A building designed for a single purpose may sit empty when that purpose fades.
A rigid layout can make adaptation difficult.
Spaces that once felt new can become less useful as lifestyles shift.

Communities, however, are living systems. They evolve constantly.

Design that anticipates that evolution helps neighborhoods remain vibrant over time.


WHAT “RESILIENT DESIGN” ACTUALLY FEELS LIKE

Resilient neighborhoods don’t usually feel dramatically different at first glance.

What sets them apart is how easily they adapt.

You might notice:

  • buildings that can shift from one use to another

  • public spaces that continue to serve new generations of residents

  • streets that remain active as patterns of transportation evolve

  • small businesses that grow and change alongside the neighborhood

  • homes that continue to support families as lifestyles shift

In these places, change doesn’t feel disruptive.

It feels natural.

The neighborhood grows without losing the qualities that made it meaningful in the first place.
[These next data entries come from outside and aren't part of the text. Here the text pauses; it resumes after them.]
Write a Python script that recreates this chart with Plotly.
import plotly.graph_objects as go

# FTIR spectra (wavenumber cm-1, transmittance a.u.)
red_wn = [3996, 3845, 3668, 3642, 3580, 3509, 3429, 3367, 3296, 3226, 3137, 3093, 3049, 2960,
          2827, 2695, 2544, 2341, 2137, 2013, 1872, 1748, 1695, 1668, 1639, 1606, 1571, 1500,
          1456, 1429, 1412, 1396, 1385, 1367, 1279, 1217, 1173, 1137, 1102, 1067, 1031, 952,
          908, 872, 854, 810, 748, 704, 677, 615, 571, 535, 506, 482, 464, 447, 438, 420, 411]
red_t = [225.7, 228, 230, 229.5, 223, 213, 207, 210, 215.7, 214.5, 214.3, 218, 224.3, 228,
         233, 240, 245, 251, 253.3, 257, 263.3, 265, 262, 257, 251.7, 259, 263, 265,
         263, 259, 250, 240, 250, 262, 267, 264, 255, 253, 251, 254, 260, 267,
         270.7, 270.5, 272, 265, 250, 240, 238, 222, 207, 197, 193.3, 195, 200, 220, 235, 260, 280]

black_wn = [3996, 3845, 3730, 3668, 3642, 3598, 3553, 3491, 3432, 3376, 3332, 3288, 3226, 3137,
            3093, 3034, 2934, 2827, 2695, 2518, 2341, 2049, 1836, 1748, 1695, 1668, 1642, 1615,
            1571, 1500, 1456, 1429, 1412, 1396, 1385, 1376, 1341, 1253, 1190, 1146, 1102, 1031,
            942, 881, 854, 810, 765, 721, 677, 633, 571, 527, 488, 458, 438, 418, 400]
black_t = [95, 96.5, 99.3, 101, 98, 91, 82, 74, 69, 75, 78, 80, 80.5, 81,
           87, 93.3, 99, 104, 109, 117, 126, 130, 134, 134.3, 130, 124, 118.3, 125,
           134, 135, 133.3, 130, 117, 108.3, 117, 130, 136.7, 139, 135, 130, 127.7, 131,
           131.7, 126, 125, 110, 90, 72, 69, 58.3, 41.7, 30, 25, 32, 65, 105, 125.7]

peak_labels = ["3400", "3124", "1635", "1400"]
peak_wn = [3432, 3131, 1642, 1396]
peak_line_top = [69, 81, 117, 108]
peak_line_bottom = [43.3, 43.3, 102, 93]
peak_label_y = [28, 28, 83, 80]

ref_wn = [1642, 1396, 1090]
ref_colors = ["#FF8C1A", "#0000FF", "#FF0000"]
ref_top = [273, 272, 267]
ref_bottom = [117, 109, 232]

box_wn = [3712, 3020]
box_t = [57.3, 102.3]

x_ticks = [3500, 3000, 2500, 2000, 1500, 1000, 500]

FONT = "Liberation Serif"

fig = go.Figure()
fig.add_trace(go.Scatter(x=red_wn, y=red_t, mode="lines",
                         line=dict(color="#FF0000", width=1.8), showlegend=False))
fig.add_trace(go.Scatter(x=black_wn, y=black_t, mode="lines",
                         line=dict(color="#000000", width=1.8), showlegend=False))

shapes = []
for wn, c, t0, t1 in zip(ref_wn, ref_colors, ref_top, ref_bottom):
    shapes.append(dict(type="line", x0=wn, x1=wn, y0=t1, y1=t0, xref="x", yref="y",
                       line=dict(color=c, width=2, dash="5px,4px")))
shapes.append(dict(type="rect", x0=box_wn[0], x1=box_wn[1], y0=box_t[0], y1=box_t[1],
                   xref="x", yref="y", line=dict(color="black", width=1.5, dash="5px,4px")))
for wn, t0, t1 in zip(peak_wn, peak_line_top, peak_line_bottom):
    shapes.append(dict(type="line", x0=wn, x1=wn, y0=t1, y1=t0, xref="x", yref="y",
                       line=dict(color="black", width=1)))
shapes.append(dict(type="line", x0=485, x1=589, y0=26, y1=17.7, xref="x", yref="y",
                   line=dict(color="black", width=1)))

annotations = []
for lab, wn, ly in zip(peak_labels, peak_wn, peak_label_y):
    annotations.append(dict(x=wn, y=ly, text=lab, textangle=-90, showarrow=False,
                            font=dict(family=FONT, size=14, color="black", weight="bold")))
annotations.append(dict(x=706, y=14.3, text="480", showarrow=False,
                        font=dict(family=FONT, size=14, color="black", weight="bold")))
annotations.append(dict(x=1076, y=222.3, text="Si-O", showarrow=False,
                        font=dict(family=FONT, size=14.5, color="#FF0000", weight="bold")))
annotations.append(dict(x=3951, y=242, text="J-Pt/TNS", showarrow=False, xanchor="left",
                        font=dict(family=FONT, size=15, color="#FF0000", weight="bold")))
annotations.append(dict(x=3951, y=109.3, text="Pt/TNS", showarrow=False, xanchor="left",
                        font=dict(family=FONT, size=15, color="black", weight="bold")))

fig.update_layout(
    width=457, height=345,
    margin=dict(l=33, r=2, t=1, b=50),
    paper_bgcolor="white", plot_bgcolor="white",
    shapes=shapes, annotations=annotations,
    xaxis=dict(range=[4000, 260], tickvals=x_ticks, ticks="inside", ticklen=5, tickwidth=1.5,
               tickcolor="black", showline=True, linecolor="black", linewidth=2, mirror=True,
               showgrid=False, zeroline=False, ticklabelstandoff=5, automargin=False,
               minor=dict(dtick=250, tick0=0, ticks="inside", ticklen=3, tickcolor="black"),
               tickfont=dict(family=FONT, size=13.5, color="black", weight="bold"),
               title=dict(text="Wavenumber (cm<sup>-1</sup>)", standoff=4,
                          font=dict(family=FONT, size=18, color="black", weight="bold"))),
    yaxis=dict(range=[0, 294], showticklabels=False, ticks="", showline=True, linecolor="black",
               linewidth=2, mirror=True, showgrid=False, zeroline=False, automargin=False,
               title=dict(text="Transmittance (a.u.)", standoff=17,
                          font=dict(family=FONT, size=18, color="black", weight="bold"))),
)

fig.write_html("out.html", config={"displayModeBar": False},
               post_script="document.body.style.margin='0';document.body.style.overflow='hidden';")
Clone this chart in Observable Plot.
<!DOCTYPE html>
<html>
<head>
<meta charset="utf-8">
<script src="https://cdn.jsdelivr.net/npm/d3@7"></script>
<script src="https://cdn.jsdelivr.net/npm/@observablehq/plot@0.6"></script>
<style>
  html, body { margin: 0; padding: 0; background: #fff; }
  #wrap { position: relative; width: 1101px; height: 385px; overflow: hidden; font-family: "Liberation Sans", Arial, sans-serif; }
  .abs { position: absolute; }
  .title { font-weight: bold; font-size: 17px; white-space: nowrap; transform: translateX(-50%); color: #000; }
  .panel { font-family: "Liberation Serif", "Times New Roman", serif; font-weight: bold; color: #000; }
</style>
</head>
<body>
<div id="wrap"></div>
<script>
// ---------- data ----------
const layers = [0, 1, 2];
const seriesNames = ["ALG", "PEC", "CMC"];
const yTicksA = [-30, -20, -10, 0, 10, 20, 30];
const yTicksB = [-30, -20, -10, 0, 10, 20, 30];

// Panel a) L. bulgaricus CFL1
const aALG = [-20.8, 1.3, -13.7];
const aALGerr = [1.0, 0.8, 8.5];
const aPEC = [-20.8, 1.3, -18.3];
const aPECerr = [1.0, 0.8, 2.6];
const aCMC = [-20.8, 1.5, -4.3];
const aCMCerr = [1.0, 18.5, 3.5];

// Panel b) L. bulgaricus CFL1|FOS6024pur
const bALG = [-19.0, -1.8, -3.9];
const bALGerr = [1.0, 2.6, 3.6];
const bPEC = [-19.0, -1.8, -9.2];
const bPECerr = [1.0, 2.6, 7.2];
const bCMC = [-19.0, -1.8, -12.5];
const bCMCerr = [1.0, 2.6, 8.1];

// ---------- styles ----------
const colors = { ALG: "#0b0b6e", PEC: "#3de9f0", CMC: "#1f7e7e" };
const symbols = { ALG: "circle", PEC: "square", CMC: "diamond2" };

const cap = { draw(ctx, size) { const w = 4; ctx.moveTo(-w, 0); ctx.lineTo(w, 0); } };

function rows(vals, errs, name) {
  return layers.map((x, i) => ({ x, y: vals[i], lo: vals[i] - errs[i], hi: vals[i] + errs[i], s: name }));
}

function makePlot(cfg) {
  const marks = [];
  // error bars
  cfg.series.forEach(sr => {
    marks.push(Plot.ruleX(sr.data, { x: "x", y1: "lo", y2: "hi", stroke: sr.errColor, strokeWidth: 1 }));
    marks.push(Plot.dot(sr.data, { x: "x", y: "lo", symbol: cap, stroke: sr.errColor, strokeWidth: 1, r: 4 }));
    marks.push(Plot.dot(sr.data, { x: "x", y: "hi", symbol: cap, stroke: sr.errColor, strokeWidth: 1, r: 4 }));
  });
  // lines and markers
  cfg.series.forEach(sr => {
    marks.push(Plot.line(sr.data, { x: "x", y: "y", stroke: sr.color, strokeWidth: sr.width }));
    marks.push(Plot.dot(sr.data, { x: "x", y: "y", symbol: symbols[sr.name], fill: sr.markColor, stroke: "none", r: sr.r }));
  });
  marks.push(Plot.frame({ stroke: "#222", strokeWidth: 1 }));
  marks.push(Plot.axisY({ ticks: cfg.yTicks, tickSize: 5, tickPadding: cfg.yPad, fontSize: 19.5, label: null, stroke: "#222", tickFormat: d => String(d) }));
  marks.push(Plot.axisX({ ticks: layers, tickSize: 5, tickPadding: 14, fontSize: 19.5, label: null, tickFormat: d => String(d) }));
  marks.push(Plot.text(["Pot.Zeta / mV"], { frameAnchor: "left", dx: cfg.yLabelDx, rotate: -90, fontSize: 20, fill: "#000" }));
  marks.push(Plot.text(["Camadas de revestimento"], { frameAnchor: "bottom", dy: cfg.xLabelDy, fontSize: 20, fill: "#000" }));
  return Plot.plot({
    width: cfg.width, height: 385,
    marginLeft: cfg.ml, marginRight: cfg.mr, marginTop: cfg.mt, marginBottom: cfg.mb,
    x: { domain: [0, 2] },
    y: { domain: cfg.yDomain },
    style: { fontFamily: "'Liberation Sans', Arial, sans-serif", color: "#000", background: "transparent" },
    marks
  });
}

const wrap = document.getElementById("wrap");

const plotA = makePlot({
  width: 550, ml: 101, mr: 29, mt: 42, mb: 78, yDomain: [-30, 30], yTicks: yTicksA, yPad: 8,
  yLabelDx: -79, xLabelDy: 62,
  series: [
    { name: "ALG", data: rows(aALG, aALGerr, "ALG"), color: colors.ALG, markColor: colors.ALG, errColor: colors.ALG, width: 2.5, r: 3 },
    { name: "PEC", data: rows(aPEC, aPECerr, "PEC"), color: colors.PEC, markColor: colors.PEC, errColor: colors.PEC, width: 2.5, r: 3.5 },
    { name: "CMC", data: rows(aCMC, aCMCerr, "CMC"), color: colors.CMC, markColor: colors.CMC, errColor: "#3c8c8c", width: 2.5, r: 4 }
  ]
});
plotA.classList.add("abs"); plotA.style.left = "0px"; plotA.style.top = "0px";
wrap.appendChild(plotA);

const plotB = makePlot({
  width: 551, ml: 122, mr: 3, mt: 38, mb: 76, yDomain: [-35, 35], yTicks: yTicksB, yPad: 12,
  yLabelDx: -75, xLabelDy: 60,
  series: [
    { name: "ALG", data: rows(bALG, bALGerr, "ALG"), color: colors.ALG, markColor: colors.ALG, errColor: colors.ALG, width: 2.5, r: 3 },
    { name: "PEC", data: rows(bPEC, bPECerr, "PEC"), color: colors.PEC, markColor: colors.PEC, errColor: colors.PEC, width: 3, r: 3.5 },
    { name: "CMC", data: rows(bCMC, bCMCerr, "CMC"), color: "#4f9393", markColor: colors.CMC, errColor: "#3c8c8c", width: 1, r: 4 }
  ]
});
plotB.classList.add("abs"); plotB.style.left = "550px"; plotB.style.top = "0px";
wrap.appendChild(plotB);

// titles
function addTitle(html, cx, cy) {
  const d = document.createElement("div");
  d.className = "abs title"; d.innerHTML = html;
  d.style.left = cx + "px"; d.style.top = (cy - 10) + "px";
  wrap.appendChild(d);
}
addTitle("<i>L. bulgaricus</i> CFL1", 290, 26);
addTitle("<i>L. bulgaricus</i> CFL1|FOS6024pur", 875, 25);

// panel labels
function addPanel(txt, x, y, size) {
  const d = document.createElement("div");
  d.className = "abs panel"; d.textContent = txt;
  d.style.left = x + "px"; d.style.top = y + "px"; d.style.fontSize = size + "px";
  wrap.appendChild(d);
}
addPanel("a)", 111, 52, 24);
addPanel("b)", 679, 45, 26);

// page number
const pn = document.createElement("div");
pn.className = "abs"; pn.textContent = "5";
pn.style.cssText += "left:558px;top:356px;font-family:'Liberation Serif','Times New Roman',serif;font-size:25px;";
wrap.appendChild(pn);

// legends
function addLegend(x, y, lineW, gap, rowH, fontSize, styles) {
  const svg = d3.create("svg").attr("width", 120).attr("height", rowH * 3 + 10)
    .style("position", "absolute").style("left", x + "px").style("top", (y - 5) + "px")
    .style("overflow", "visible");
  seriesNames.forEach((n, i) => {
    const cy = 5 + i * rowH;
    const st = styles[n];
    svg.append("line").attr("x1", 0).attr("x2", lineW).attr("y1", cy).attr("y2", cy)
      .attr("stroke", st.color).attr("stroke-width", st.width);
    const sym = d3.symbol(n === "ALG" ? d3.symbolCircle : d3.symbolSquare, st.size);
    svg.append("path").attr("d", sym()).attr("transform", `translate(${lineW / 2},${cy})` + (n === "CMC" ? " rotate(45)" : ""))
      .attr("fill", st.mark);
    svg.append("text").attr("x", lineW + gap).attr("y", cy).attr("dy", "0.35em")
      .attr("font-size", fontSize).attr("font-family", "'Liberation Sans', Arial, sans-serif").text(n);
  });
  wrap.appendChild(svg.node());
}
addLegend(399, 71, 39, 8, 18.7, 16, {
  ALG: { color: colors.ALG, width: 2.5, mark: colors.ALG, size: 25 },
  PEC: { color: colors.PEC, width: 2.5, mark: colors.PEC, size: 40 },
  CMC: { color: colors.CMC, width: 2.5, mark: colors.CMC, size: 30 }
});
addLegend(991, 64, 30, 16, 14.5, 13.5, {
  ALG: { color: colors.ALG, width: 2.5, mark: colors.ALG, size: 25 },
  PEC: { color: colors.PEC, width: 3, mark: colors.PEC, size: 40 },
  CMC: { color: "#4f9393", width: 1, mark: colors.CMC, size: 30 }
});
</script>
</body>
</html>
NEW URBANISM: COMMUNITY HAPPENS IN THE DETAILS

New Urbanism emphasizes long-term adaptability because great neighborhoods rarely remain frozen in time.

They evolve gradually.

Mixed-use buildings allow spaces to change function.

Walkable street networks remain relevant even as transportation habits shift.
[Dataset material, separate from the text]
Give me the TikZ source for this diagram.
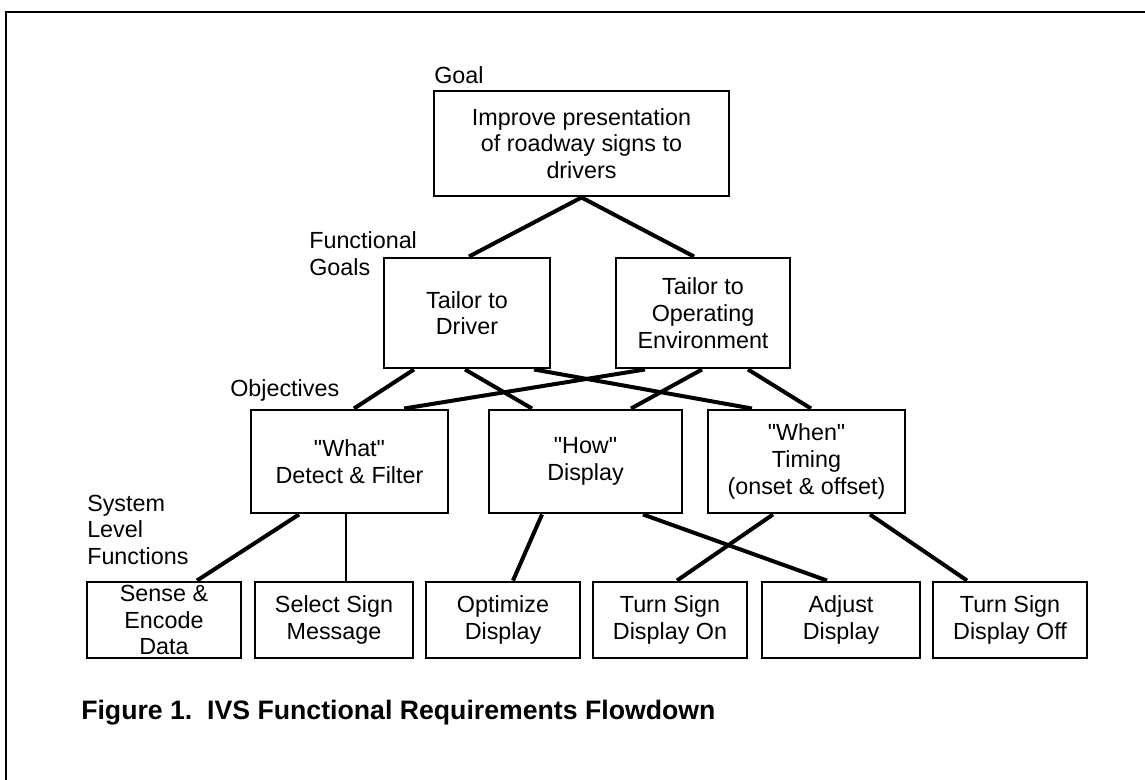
\documentclass[tikz,border=0pt]{standalone}
\usepackage{fontspec}
\setmainfont{Liberation Sans}
\usetikzlibrary{calc}
\begin{document}
\begin{tikzpicture}[x=0.75pt,y=-0.75pt,
  box/.style={draw,line width=2.2pt,align=center,inner sep=0pt,font=\fontsize{17.5}{20}\selectfont},
  lab/.style={anchor=north west,align=left,inner sep=0pt,font=\fontsize{17.5}{20}\selectfont},
  conn/.style={line width=3pt},
  thinconn/.style={line width=1.4pt}]
\useasboundingbox (0,0) rectangle (1145,780);
\coordinate (fr1) at (1145,12);
\coordinate (fr2) at (6,12);
\coordinate (fr3) at (6,780);
\draw[line width=2pt] (fr1) -- (fr2) -- (fr3);
% level 0
\node[box,minimum width=0.75*295pt,minimum height=0.75*105pt] (goal) at (581.5,143.5) {Improve presentation\\of roadway signs to\\drivers};
% level 1
\node[box,minimum width=0.75*166pt,minimum height=0.75*110pt] (drv) at (467,313) {Tailor to\\Driver};
\node[box,minimum width=0.75*174pt,minimum height=0.75*110pt] (env) at (703,313) {Tailor to\\Operating\\Environment};
% level 2
\node[box,minimum width=0.75*197pt,minimum height=0.75*103pt] (what) at (349.5,461.5) {\textquotedbl What\textquotedbl\\Detect \& Filter};
\node[box,minimum width=0.75*193pt,minimum height=0.75*103pt] (how) at (585.5,461.5) {\textquotedbl How\textquotedbl\\Display};
\node[box,minimum width=0.75*197pt,minimum height=0.75*103pt] (when) at (806.5,461.5) {\textquotedbl When\textquotedbl\\Timing\\(onset \& offset)};
% level 3
\node[box,minimum width=0.75*154pt,minimum height=0.75*76pt] (sense) at (164,620) {Sense \&\\Encode\\Data};
\node[box,minimum width=0.75*158pt,minimum height=0.75*76pt] (select) at (334,620) {Select Sign\\Message};
\node[box,minimum width=0.75*154pt,minimum height=0.75*76pt] (opt) at (503,620) {Optimize\\Display};
\node[box,minimum width=0.75*154pt,minimum height=0.75*76pt] (on) at (670,620) {Turn Sign\\Display On};
\node[box,minimum width=0.75*158pt,minimum height=0.75*76pt] (adj) at (841,620) {Adjust\\Display};
\node[box,minimum width=0.75*154pt,minimum height=0.75*76pt] (off) at (1010,620) {Turn Sign\\Display Off};
% labels
\node[lab,anchor=base west] (lgoal) at (434,83.5) {Goal};
\node[lab] (lfg) at (309,231.5) {Functional\\Goals};
\node[lab,anchor=base west] (lobj) at (230,396.5) {Objectives};
\node[lab] (lslf) at (87,494.5) {System\\Level\\Functions};
\node[lab,anchor=base west,font=\bfseries\fontsize{20}{24}\selectfont] (cap) at (81,719.5) {Figure 1.\ \ IVS Functional Requirements Flowdown};
% connectors
\draw[conn] (goal.south) -- ($(drv.north)+(2,0)$);
\draw[conn] (goal.south) -- ($(env.north)+(-9,0)$);
\draw[conn] ($(drv.south)+(-53,0)$) -- ($(what.north)+(4.5,0)$);
\draw[conn] ($(drv.south)+(-2,0)$) -- ($(how.north)+(-53.5,0)$);
\draw[conn] ($(drv.south)+(67,0)$) -- ($(when.north)+(-54.5,0)$);
\draw[conn] ($(env.south)+(-58,0)$) -- ($(what.north)+(54.5,0)$);
\draw[conn] ($(env.south)+(-1,0)$) -- ($(how.north)+(45.5,0)$);
\draw[conn] ($(env.south)+(45,0)$) -- ($(when.north)+(4.5,0)$);
\draw[conn] ($(what.south)+(-50.5,0)$) -- ($(sense.north)+(33,0)$);
\draw[thinconn] ($(what.south)+(-3.5,0)$) -- ($(select.north)+(12,0)$);
\draw[conn] ($(how.south)+(-43.5,0)$) -- ($(opt.north)+(10,0)$);
\draw[conn] ($(how.south)+(57.5,0)$) -- ($(adj.north)+(-14,0)$);
\draw[conn] ($(when.south)+(-33.5,0)$) -- ($(on.north)+(7,0)$);
\draw[conn] ($(when.south)+(63.5,0)$) -- ($(off.north)+(-43,0)$);
\end{tikzpicture}
\end{document}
Human-scale design continues to feel comfortable across generations.

Public spaces remain gathering points even as the community grows.

This flexibility allows neighborhoods to absorb change rather than resist it.

And that ability to adapt is often what determines whether a place thrives for decades—or fades as conditions evolve.


SELAH’S VIEW: STEWARDSHIP EXTENDS THROUGH TIME

At Selah, building community means thinking beyond the present moment.

It means asking how a place will serve the people who live there today and the generations who may live there tomorrow.

Longevity reflects Selah’s commitment to stewardship and thoughtful design.

A resilient neighborhood doesn’t just meet immediate needs.

It creates a framework that can continue to support life, connection, and opportunity long into the future.

That kind of durability isn’t accidental.

It comes from designing places that remain flexible, welcoming, and meaningful as communities grow.


THE “VILLAGE” ISN’T A SLOGAN, IT’S A STRUCTURE

Many historic villages offer a powerful example of resilience.

They weren’t built all at once.

They evolved gradually as the community expanded and adapted.

A home became a shop.
A small path became a street.
A public square remained the heart of the town even as buildings around it changed.

The structure of the village allowed it to grow while still maintaining its identity.

That same principle applies to neighborhoods today.

When communities are designed with flexibility and connection in mind, they gain the ability to grow and change without losing their character.


PAUSE AND CONSIDER

Think about the neighborhoods you admire most.

  • Have they endured for decades—or even generations?

  • Do buildings and spaces adapt easily to new needs?

  • Do the streets and public spaces still feel active and relevant?

  • Has the character of the place remained recognizable over time?

  • Does the community continue to attract people who want to be there?

These qualities often reveal whether a place has been built with resilience in mind.


THE NEXT BLOCK OVER

In the final volume of this series, we’ll step back and look at the bigger picture: the Selah vision for community.

Because each principle we’ve explored—walkability, public space, identity, mixed uses, human scale, connectivity, stewardship, and local economy—works together to create something larger than any single idea.

A place where people don’t just live.

But belong.


SOMETHING TO SIT WITH

Great neighborhoods don’t succeed by accident.

They succeed because they are designed to grow with the people who inhabit them.

Resilient places remain welcoming across generations.

They adapt without losing their identity.

They evolve while preserving the qualities that make them meaningful.

At Selah, that kind of longevity matters.

Because the goal isn’t simply to build neighborhoods for today.

It’s to help create communities that will continue to thrive for many tomorrows.